### Set exercise
Beginning with the first line below, please repeat the material exactly, ending with the line that includes "fill=evF, draw=evD, minimum".

### Information provided
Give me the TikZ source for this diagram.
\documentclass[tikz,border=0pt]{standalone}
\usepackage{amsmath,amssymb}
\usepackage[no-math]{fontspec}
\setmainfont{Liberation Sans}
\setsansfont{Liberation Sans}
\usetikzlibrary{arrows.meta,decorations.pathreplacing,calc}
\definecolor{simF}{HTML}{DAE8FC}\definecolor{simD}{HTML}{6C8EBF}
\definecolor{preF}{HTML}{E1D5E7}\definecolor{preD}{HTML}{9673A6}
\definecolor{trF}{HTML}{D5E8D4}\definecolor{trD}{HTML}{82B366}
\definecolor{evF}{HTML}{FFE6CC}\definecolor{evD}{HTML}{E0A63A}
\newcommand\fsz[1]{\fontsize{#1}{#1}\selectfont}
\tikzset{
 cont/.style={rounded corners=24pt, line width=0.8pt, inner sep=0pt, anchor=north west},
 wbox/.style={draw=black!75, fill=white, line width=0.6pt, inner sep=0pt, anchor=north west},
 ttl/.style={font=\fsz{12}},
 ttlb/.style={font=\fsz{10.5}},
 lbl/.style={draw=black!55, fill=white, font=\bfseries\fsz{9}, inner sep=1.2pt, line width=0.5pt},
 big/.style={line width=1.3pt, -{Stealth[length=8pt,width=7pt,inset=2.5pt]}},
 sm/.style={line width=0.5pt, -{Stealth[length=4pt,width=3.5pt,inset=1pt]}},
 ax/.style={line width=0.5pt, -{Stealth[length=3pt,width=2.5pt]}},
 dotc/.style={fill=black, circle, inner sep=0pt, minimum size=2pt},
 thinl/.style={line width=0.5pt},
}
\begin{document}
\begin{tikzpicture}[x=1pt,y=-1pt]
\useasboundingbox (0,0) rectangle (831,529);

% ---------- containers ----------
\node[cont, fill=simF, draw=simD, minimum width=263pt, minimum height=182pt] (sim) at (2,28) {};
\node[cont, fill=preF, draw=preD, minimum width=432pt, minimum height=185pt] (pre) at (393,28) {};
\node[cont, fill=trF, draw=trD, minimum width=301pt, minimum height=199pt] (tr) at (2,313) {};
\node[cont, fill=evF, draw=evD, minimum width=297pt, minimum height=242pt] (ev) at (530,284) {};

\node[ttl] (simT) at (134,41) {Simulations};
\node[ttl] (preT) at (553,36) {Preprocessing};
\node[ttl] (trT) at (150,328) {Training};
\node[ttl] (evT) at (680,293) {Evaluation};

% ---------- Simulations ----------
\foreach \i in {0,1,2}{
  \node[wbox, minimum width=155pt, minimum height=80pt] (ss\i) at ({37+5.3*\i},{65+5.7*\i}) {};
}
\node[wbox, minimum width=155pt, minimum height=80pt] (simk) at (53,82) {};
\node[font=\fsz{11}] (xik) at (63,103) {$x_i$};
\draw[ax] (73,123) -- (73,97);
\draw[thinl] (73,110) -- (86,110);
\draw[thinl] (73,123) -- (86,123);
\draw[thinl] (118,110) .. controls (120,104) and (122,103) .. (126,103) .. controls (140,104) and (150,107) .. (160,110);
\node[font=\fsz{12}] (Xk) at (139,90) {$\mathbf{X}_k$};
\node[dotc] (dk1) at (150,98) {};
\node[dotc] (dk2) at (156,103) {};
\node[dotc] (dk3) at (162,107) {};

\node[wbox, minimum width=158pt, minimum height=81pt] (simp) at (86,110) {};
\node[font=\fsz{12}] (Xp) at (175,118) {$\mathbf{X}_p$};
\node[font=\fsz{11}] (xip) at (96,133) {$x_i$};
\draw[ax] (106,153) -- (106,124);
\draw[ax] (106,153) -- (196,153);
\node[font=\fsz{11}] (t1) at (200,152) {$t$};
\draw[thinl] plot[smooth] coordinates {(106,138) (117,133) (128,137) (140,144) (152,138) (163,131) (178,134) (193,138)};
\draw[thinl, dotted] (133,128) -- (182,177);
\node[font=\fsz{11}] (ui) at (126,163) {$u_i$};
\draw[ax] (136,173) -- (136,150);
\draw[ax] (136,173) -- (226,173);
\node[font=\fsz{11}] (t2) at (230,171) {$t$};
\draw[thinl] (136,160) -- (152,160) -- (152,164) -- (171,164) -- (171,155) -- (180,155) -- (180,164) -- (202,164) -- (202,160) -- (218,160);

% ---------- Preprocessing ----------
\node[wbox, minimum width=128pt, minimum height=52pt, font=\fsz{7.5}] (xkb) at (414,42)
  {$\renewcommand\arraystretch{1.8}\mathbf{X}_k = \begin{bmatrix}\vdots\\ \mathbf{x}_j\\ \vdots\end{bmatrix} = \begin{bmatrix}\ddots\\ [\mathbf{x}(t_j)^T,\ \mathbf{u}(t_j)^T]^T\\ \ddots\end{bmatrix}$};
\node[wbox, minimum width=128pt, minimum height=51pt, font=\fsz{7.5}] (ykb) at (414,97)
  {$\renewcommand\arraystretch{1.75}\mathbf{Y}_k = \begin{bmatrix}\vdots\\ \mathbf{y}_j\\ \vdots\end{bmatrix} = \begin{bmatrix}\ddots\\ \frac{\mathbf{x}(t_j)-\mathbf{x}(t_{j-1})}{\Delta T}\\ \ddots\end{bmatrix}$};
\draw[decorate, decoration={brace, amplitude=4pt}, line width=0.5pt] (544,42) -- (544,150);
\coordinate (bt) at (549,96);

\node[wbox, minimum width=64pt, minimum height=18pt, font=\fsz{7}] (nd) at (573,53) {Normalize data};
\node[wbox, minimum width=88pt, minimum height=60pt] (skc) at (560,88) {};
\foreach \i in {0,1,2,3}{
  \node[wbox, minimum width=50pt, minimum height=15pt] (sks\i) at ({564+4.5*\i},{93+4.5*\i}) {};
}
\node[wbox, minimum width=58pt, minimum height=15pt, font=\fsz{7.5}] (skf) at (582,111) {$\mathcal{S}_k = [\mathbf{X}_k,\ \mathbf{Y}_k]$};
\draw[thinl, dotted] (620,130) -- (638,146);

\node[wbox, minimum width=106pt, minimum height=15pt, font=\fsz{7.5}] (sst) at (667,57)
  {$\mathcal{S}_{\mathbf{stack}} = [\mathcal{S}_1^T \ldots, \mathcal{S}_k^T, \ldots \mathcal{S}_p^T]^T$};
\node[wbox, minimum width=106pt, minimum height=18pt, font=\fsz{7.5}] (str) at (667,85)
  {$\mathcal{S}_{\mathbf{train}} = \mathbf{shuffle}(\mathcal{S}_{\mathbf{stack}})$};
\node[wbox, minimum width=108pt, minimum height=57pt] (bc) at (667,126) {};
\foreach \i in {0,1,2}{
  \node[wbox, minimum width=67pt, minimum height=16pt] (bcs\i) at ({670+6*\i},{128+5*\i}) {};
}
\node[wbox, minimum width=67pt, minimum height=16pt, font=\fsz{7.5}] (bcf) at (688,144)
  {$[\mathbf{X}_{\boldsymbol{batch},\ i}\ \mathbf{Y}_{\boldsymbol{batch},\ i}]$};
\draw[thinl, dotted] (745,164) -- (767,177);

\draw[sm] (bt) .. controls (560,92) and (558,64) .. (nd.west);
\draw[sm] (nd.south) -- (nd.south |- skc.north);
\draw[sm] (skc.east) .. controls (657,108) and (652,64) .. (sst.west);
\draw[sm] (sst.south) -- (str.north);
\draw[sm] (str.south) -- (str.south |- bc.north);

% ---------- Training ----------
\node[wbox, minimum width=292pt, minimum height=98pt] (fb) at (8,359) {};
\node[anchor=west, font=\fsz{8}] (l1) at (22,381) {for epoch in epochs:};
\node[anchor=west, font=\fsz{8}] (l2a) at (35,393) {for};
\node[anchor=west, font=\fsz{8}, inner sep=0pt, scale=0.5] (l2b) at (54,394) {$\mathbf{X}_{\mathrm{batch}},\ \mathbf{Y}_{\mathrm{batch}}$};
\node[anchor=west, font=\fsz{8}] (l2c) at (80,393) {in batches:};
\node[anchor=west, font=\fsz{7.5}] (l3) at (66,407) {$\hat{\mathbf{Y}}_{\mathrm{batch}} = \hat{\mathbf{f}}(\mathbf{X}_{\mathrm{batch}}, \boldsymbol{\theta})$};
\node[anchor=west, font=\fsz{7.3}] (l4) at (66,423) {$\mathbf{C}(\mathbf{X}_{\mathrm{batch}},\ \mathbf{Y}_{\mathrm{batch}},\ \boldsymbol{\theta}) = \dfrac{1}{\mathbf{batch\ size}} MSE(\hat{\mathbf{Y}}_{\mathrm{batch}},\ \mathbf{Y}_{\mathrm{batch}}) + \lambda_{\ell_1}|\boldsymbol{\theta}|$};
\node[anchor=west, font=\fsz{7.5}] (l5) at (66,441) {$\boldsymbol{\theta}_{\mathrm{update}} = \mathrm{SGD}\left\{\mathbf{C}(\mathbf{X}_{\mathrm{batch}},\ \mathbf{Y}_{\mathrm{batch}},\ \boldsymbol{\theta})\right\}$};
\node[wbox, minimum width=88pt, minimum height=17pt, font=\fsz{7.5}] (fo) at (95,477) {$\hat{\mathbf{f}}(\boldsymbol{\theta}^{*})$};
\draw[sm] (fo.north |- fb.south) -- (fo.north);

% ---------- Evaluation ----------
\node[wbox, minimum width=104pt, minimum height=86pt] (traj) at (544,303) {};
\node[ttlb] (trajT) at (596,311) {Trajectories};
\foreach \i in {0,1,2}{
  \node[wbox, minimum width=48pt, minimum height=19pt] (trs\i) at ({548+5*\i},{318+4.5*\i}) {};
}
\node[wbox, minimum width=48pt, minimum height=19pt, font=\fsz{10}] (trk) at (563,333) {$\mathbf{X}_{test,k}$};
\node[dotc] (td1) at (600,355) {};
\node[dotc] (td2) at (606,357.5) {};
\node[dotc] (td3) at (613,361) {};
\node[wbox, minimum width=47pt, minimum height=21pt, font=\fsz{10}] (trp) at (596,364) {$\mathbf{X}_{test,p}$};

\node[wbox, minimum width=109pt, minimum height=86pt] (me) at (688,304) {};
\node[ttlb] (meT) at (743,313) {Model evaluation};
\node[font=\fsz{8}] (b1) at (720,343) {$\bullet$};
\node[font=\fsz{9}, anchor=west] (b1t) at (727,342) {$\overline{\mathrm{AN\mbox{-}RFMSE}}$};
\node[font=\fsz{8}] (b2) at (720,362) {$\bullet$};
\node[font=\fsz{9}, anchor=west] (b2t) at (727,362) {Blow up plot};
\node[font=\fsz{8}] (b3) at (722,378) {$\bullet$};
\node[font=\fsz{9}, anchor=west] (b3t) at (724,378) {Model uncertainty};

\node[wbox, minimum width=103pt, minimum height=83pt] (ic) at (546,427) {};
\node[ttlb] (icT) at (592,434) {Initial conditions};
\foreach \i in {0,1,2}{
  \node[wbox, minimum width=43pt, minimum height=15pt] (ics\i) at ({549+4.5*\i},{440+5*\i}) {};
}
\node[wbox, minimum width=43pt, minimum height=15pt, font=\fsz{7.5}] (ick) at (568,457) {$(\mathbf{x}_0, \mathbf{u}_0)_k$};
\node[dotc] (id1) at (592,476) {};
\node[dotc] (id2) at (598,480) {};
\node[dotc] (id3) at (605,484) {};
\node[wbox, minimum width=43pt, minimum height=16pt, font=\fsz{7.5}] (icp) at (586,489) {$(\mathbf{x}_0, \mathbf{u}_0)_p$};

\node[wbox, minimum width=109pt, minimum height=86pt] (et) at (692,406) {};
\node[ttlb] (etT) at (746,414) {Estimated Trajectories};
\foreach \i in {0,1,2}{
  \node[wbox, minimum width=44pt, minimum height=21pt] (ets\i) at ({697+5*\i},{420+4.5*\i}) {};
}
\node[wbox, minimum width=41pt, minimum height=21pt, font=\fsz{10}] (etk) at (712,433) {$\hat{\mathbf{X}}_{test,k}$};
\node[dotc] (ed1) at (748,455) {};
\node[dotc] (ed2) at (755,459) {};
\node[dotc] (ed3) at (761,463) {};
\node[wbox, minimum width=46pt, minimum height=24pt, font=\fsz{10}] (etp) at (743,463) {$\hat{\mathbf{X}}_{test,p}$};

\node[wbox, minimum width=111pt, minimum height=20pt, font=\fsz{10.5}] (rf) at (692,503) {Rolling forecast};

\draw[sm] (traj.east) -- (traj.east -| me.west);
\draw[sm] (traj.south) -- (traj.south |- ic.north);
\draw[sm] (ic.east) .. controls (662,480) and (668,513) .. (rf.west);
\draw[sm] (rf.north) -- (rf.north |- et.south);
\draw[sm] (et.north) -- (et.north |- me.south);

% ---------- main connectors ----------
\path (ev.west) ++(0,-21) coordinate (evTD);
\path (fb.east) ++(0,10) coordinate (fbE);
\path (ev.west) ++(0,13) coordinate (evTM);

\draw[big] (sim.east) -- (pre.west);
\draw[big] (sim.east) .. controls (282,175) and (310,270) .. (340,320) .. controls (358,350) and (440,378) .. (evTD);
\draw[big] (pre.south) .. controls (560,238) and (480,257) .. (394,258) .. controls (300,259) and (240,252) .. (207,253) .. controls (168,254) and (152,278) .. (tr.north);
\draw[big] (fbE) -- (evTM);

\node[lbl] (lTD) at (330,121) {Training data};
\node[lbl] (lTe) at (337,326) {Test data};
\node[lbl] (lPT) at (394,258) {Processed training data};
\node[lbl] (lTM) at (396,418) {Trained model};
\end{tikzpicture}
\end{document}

### Reply to the task
Give me the TikZ source for this diagram.
\documentclass[tikz,border=0pt]{standalone}
\usepackage{amsmath,amssymb}
\usepackage[no-math]{fontspec}
\setmainfont{Liberation Sans}
\setsansfont{Liberation Sans}
\usetikzlibrary{arrows.meta,decorations.pathreplacing,calc}
\definecolor{simF}{HTML}{DAE8FC}\definecolor{simD}{HTML}{6C8EBF}
\definecolor{preF}{HTML}{E1D5E7}\definecolor{preD}{HTML}{9673A6}
\definecolor{trF}{HTML}{D5E8D4}\definecolor{trD}{HTML}{82B366}
\definecolor{evF}{HTML}{FFE6CC}\definecolor{evD}{HTML}{E0A63A}
\newcommand\fsz[1]{\fontsize{#1}{#1}\selectfont}
\tikzset{
 cont/.style={rounded corners=24pt, line width=0.8pt, inner sep=0pt, anchor=north west},
 wbox/.style={draw=black!75, fill=white, line width=0.6pt, inner sep=0pt, anchor=north west},
 ttl/.style={font=\fsz{12}},
 ttlb/.style={font=\fsz{10.5}},
 lbl/.style={draw=black!55, fill=white, font=\bfseries\fsz{9}, inner sep=1.2pt, line width=0.5pt},
 big/.style={line width=1.3pt, -{Stealth[length=8pt,width=7pt,inset=2.5pt]}},
 sm/.style={line width=0.5pt, -{Stealth[length=4pt,width=3.5pt,inset=1pt]}},
 ax/.style={line width=0.5pt, -{Stealth[length=3pt,width=2.5pt]}},
 dotc/.style={fill=black, circle, inner sep=0pt, minimum size=2pt},
 thinl/.style={line width=0.5pt},
}
\begin{document}
\begin{tikzpicture}[x=1pt,y=-1pt]
\useasboundingbox (0,0) rectangle (831,529);

% ---------- containers ----------
\node[cont, fill=simF, draw=simD, minimum width=263pt, minimum height=182pt] (sim) at (2,28) {};
\node[cont, fill=preF, draw=preD, minimum width=432pt, minimum height=185pt] (pre) at (393,28) {};
\node[cont, fill=trF, draw=trD, minimum width=301pt, minimum height=199pt] (tr) at (2,313) {};
\node[cont, fill=evF, draw=evD, minimum width=297pt, minimum height=242pt] (ev) at (530,284) {};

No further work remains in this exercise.